Cold temperatures this week have wildlife experts making changes, to make sure all of their exotic animals are safe.
Tv20's Landon Harrar shows us how different wildlife housing facilities are working to make sure every animal stays warm.
At the Carson Springs Wildlife Conservation Foundation facilities employees do the opposite of what they normally do to keep their animals safe.
President and Co-founder of the Conservation Foundation Christine Janks explained"We have heat lamps, we have heaters, we board up any areas that the wind comes through, all the things in the summer that works so well to keep them cool and in the shade and happy are the opposite of what we need this week."
Specific animals have to be brought inside when temperatures get to low.
Janks said "For instance our lemurs, and June Bug is the one right behind me, they're not by code allowed to be outside in anything less than 60 degrees temperature."
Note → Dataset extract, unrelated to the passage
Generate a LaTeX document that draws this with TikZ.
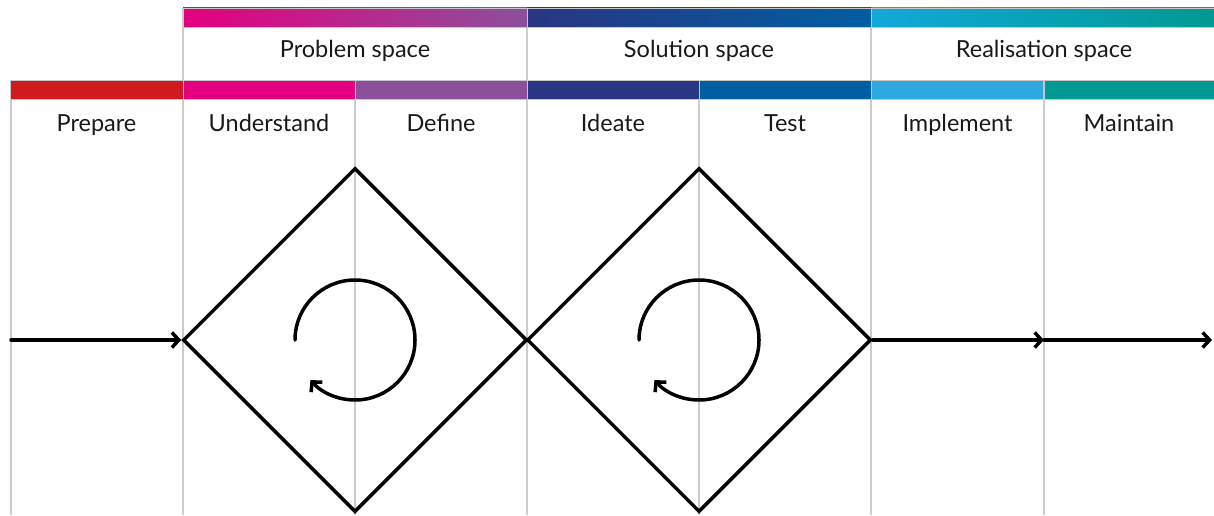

Tv-20's Landon Harrar reported"Its not just the cold thats the problem its really when it starts to get windy and of course when it starts raining that causes the most hardships for these animals."
The Santa Fe College Teaching Zoo's Director Jonathan Miot said "The next couple of days we're looking at rain and then 30's, its going to be pretty cold and pretty bad so we'll bring in some of the birds and some of the primates we'll bring in.
Heating lamps and extra bedding isn't the only special treatment for cold animals.
Janks said "We raise all of their rations with the cold weather because they burn more calories and we're very conscious about maintaining their weight at an optimum level."
Jonathan miot says this cold spell does have a benefit not normally available.
Miot mentioned "The students get kind of a taste of that cold weather and what its like to work out when its cold, when you have to think about other things when it comes to your animals so definitely its a great teaching moment and one we don't get very often."
Janks told TV-20 they've even emptied the tigers pools so they don't go swimming and catch a cold because they're wet.